## begin Listed records

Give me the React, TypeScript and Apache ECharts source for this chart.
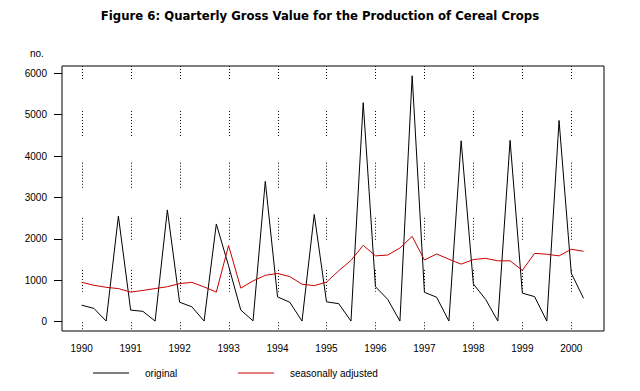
import React, { useEffect, useRef } from "react";
import * as echarts from "echarts";

const years = [1990, 1991, 1992, 1993, 1994, 1995, 1996, 1997, 1998, 1999, 2000];
const yTicks = [0, 1000, 2000, 3000, 4000, 5000, 6000];

// quarterly, 1990 Q1 .. 2000 Q2
const original = [
  400, 320, 15, 2550,
  280, 250, 15, 2700,
  470, 360, 15, 2360,
  1350, 280, 20, 3390,
  600, 470, 15, 2590,
  480, 435, 15, 5290,
  845, 540, 15, 5940,
  710, 590, 15, 4370,
  910, 540, 15, 4380,
  690, 605, 15, 4860,
  1170, 565,
];
const adjusted = [
  950, 880, 830, 800,
  715, 755, 800, 845,
  920, 950, 840, 715,
  1840, 810, 985, 1120,
  1165, 1090, 905, 870,
  955, 1230, 1480, 1845,
  1590, 1610, 1780, 2060,
  1490, 1635, 1510, 1390,
  1500, 1530, 1470, 1470,
  1240, 1650, 1630, 1590,
  1750, 1700,
];

// dotted vertical grid segments (value ranges) drawn at each year
const gridSegments = [
  [6176, 5820],
  [5090, 4485],
  [3840, 3230],
  [2510, 1975],
  [1250, 725],
  [-15, -225],
];

const Y_MIN = -225;
const Y_MAX = 6176;
const X_MIN = 1989.598;
const X_MAX = 2000.668;

const FONT = "'Liberation Sans', Arial, sans-serif";

export default function App() {
  const ref = useRef<HTMLDivElement>(null);

  useEffect(() => {
    if (!ref.current) return;
    const chart = echarts.init(ref.current, undefined, { renderer: "svg" });

    const qx = (i: number) => years[0] + i / 4;
    const origData = original.map((v, i) => [qx(i), v]);
    const adjData = adjusted.map((v, i) => [qx(i), v]);
    const segData: number[][] = [];
    years.forEach((yr) => gridSegments.forEach((s) => segData.push([yr, s[0], s[1]])));

    chart.setOption({
      animation: false,
      backgroundColor: "#fff",
      title: {
        text: "Figure 6: Quarterly Gross Value for the Production of Cereal Crops",
        left: "center",
        top: 4,
        textStyle: {
          fontFamily: "'Liberation Sans Narrow', 'DejaVu Sans Condensed', 'Open Sans', sans-serif",
          fontWeight: "bold",
          fontSize: 13,
          color: "#000",
        },
      },
      graphic: [
        {
          type: "text",
          left: 30,
          top: 48,
          style: { text: "no.", fontFamily: FONT, fontSize: 10, fill: "#000" },
        },
      ],
      legend: [
        {
          data: ["original"],
          left: 88,
          top: 363,
          icon: "rect",
          itemWidth: 36,
          itemHeight: 1,
          textStyle: { fontFamily: FONT, fontSize: 10, color: "#000", padding: [0, 0, 0, 11] },
        },
        {
          data: ["seasonally adjusted"],
          left: 233,
          top: 363,
          icon: "rect",
          itemWidth: 36,
          itemHeight: 1,
          textStyle: { fontFamily: FONT, fontSize: 10, color: "#000", padding: [0, 0, 0, 11] },
        },
      ],
      grid: {
        left: 62,
        top: 66,
        right: 36,
        bottom: 60,
        show: true,
        borderColor: "#000",
        borderWidth: 1,
        backgroundColor: "transparent",
      },
      xAxis: {
        type: "value",
        min: X_MIN,
        max: X_MAX,
        splitLine: { show: false },
        axisLine: { show: false },
        axisTick: { show: false },
        axisLabel: {
          customValues: years,
          margin: 12,
          fontFamily: FONT,
          fontSize: 10,
          color: "#000",
          formatter: (v: number) => String(Math.round(v)),
        },
      },
      yAxis: {
        type: "value",
        min: Y_MIN,
        max: Y_MAX,
        splitLine: { show: false },
        axisLine: { show: false },
        axisTick: {
          show: true,
          customValues: yTicks,
          length: 8,
          lineStyle: { color: "#000", width: 1 },
        },
        axisLabel: {
          customValues: yTicks,
          margin: 15,
          fontFamily: FONT,
          fontSize: 10,
          color: "#000",
          formatter: (v: number) => String(Math.round(v)),
        },
      },
      series: [
        {
          type: "custom",
          name: "grid",
          silent: true,
          z: 1,
          encode: { x: 0, y: [1, 2] },
          data: segData,
          renderItem: (params: any, api: any) => {
            const p1 = api.coord([api.value(0), api.value(1)]);
            const p2 = api.coord([api.value(0), api.value(2)]);
            const x = Math.round(p1[0]) + 0.5;
            return {
              type: "line",
              shape: { x1: x, y1: p1[1], x2: x, y2: p2[1] },
              style: { stroke: "#000", lineWidth: 1, lineDash: [1, 2] },
            };
          },
        },
        {
          type: "line",
          name: "original",
          data: origData,
          symbol: "none",
          showSymbol: false,
          color: "#000",
          lineStyle: { color: "#000", width: 1 },
          z: 3,
        },
        {
          type: "line",
          name: "seasonally adjusted",
          data: adjData,
          symbol: "none",
          showSymbol: false,
          color: "#c80000",
          lineStyle: { color: "#c80000", width: 1 },
          z: 4,
        },
      ],
    });

    return () => chart.dispose();
  }, []);

  return (
    <div
      ref={ref}
      style={{ position: "fixed", left: 0, top: 0, width: 640, height: 391, background: "#fff" }}
    />
  );
}
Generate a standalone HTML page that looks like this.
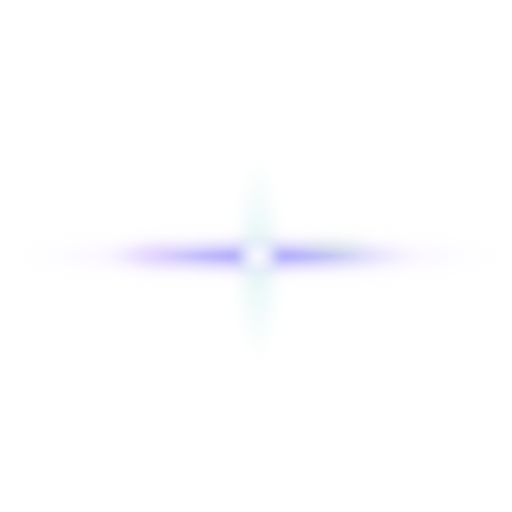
<!DOCTYPE html>
<html>
<head>
<meta charset="utf-8">
<style>
  html,body{margin:0;padding:0;background:#fff;}
  #flare{position:relative;width:512px;height:512px;overflow:hidden;background:#fff;}
  .l{position:absolute;border-radius:50%;}
</style>
</head>
<body>
<div id="flare">
  <div class="l"
       style="left:20px;top:232px;width:476px;height:48px;background:radial-gradient(ellipse at center, rgba(190,170,255,0.28) 0%, rgba(220,200,255,0.12) 50%, rgba(255,255,255,0) 75%);filter:blur(7px);"></div>
  <div class="l"
       style="left:105px;top:240px;width:310px;height:32px;background:radial-gradient(ellipse at center, rgba(130,120,245,0.55) 0%, rgba(150,140,250,0.3) 40%, rgba(200,190,255,0) 72%);filter:blur(5px);"></div>
  <div class="l"
       style="left:120px;top:238px;width:70px;height:34px;background:radial-gradient(ellipse at center, rgba(220,160,255,0.22) 0%, rgba(255,255,255,0) 70%);filter:blur(6px);"></div>
  <div class="l"
       style="left:290px;top:234px;width:90px;height:30px;background:radial-gradient(ellipse at center, rgba(190,240,180,0.28) 0%, rgba(255,255,255,0) 70%);filter:blur(6px);"></div>
  <div class="l"
       style="left:234px;top:160px;width:48px;height:200px;background:radial-gradient(ellipse at center, rgba(185,235,225,0.45) 0%, rgba(205,235,240,0.2) 45%, rgba(255,255,255,0) 72%);filter:blur(6px);"></div>
  <div class="l"
       style="left:160px;top:250px;width:200px;height:12px;background:radial-gradient(ellipse at center, rgba(160,160,250,0.6) 0%, rgba(150,150,250,0.25) 50%, rgba(255,255,255,0) 75%);filter:blur(2.5px);"></div>
  <div class="l"
       style="left:234px;top:236px;width:48px;height:40px;background:radial-gradient(ellipse at center, rgba(255,255,255,1) 0%, rgba(255,255,255,0.7) 30%, rgba(255,255,255,0) 70%);filter:blur(3px);"></div>
</div>
</body>
</html>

## end Listed records

● Aim of the task: Start at the first line of the records and write out everything up to and including the line containing "const yTicks = [0, 1000, 2000, 3000, 4000, 5000, 6000];". No pictures.

● Reply:
Give me the React, TypeScript and Apache ECharts source for this chart.
import React, { useEffect, useRef } from "react";
import * as echarts from "echarts";

const years = [1990, 1991, 1992, 1993, 1994, 1995, 1996, 1997, 1998, 1999, 2000];
const yTicks = [0, 1000, 2000, 3000, 4000, 5000, 6000];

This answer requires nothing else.